▶ _RECORDED DATA_:
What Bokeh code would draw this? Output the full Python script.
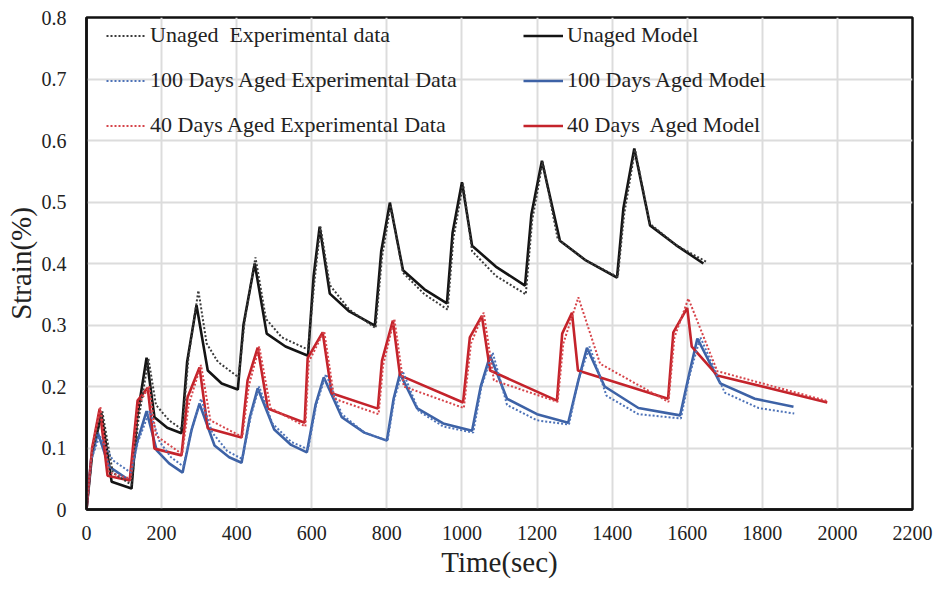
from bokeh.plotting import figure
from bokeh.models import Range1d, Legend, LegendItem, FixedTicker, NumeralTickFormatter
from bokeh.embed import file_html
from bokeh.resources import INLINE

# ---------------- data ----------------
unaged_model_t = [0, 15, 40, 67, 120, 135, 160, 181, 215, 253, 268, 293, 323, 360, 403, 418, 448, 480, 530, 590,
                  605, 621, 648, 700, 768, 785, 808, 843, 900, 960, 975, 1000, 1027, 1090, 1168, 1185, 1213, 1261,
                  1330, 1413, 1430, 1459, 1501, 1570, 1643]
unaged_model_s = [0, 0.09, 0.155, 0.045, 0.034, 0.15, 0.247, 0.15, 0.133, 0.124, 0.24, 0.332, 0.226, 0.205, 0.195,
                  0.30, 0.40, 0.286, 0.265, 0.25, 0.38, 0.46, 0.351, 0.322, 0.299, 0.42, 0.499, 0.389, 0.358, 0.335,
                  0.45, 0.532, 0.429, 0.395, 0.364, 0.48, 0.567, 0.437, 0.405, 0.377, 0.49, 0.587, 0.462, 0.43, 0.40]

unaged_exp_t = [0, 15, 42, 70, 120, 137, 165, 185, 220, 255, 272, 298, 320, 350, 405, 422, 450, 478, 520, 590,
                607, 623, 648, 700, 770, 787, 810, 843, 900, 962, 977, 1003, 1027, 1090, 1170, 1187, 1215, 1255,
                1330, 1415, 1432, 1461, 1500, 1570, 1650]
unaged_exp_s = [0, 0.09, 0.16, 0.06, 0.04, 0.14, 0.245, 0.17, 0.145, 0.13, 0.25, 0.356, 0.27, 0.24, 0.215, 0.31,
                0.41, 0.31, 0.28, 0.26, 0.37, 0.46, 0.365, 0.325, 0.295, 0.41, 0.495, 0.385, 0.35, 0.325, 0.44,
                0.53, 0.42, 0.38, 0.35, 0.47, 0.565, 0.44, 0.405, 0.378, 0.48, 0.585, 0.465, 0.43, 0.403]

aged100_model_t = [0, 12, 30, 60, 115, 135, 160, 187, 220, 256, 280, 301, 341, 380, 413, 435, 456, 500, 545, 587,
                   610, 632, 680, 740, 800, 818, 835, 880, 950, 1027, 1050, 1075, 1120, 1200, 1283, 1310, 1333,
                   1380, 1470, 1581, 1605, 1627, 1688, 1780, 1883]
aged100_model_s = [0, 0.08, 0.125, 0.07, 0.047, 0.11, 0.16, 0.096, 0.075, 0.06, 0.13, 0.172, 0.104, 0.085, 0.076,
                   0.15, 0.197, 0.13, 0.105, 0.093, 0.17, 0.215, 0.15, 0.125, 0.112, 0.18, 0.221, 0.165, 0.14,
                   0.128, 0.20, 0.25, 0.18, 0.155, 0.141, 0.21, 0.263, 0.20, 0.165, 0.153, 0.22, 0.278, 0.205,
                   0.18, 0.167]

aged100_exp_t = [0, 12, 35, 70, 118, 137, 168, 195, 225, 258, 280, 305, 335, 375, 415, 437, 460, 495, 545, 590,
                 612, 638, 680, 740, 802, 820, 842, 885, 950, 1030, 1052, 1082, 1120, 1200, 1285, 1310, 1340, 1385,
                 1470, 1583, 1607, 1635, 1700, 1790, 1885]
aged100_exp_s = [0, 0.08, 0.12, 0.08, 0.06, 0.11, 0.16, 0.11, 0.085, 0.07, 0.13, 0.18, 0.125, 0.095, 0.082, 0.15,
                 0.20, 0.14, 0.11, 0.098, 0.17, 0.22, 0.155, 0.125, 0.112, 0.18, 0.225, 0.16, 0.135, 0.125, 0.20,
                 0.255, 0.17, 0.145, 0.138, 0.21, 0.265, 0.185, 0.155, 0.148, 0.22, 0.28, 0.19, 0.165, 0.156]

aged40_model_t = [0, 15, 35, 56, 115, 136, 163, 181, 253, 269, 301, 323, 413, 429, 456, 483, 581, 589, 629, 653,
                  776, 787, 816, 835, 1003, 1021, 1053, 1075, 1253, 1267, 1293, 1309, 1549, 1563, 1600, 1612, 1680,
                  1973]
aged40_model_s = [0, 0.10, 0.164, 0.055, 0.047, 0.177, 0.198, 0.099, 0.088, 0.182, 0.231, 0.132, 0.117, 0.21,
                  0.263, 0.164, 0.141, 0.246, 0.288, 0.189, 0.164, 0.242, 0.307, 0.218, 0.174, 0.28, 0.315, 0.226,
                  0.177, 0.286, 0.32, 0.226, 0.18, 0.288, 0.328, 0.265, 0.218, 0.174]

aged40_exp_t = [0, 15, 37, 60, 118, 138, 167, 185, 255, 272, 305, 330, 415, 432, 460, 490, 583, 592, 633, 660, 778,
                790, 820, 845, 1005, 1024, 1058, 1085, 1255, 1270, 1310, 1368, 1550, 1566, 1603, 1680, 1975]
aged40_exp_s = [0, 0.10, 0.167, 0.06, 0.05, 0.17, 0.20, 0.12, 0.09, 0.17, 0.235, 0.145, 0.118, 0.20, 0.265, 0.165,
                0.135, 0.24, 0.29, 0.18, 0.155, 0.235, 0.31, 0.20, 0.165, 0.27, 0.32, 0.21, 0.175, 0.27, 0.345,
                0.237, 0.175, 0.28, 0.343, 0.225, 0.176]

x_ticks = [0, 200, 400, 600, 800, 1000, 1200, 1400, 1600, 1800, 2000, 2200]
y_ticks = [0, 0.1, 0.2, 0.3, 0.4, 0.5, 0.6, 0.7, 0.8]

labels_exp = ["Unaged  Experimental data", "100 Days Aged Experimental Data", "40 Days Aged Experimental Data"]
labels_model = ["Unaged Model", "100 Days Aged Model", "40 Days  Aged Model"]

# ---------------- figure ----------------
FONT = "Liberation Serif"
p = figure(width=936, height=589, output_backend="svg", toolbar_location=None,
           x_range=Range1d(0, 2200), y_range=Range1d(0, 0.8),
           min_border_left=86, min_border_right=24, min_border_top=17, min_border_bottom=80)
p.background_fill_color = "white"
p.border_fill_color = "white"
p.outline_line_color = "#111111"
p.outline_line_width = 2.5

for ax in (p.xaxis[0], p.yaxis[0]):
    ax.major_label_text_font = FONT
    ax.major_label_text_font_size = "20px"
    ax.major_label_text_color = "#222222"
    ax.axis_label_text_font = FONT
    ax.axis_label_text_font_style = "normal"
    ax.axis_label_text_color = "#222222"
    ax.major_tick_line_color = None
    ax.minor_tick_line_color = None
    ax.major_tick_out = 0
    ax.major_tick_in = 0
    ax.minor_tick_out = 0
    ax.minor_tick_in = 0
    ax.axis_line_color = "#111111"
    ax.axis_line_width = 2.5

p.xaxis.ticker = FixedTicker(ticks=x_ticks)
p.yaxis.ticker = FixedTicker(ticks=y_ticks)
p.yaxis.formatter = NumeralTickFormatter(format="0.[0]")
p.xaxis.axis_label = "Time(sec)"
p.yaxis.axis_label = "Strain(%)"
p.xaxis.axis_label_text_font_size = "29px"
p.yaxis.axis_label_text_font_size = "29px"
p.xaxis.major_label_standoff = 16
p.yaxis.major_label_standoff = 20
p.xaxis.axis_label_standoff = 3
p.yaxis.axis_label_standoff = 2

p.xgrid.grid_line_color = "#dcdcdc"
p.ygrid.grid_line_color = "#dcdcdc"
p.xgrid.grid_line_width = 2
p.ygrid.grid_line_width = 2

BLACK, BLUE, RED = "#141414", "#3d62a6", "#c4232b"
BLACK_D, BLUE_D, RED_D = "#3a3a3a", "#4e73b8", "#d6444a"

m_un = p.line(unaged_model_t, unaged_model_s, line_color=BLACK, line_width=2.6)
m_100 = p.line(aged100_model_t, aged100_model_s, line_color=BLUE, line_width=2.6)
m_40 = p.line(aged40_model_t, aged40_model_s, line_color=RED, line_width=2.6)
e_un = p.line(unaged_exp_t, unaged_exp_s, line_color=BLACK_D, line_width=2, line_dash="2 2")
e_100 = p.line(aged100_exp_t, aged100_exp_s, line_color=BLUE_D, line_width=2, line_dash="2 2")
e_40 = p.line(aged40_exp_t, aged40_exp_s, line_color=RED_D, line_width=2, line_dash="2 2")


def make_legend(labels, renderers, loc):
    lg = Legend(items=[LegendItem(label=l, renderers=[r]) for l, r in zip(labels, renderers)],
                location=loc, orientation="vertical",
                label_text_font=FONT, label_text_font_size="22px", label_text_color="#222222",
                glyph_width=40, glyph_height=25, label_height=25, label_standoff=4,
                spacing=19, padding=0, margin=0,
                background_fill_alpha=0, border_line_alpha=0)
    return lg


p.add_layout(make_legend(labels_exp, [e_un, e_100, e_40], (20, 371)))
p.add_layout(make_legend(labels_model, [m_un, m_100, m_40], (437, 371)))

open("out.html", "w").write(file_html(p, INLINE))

▶ _TASK PROMPT_:
Reproduce exactly the run of lines that opens the listing and closes with the line holding "from bokeh.resources import INLINE". Pictures are excluded.

▶ _ANSWER TO THIS TASK_:
What Bokeh code would draw this? Output the full Python script.
from bokeh.plotting import figure
from bokeh.models import Range1d, Legend, LegendItem, FixedTicker, NumeralTickFormatter
from bokeh.embed import file_html
from bokeh.resources import INLINE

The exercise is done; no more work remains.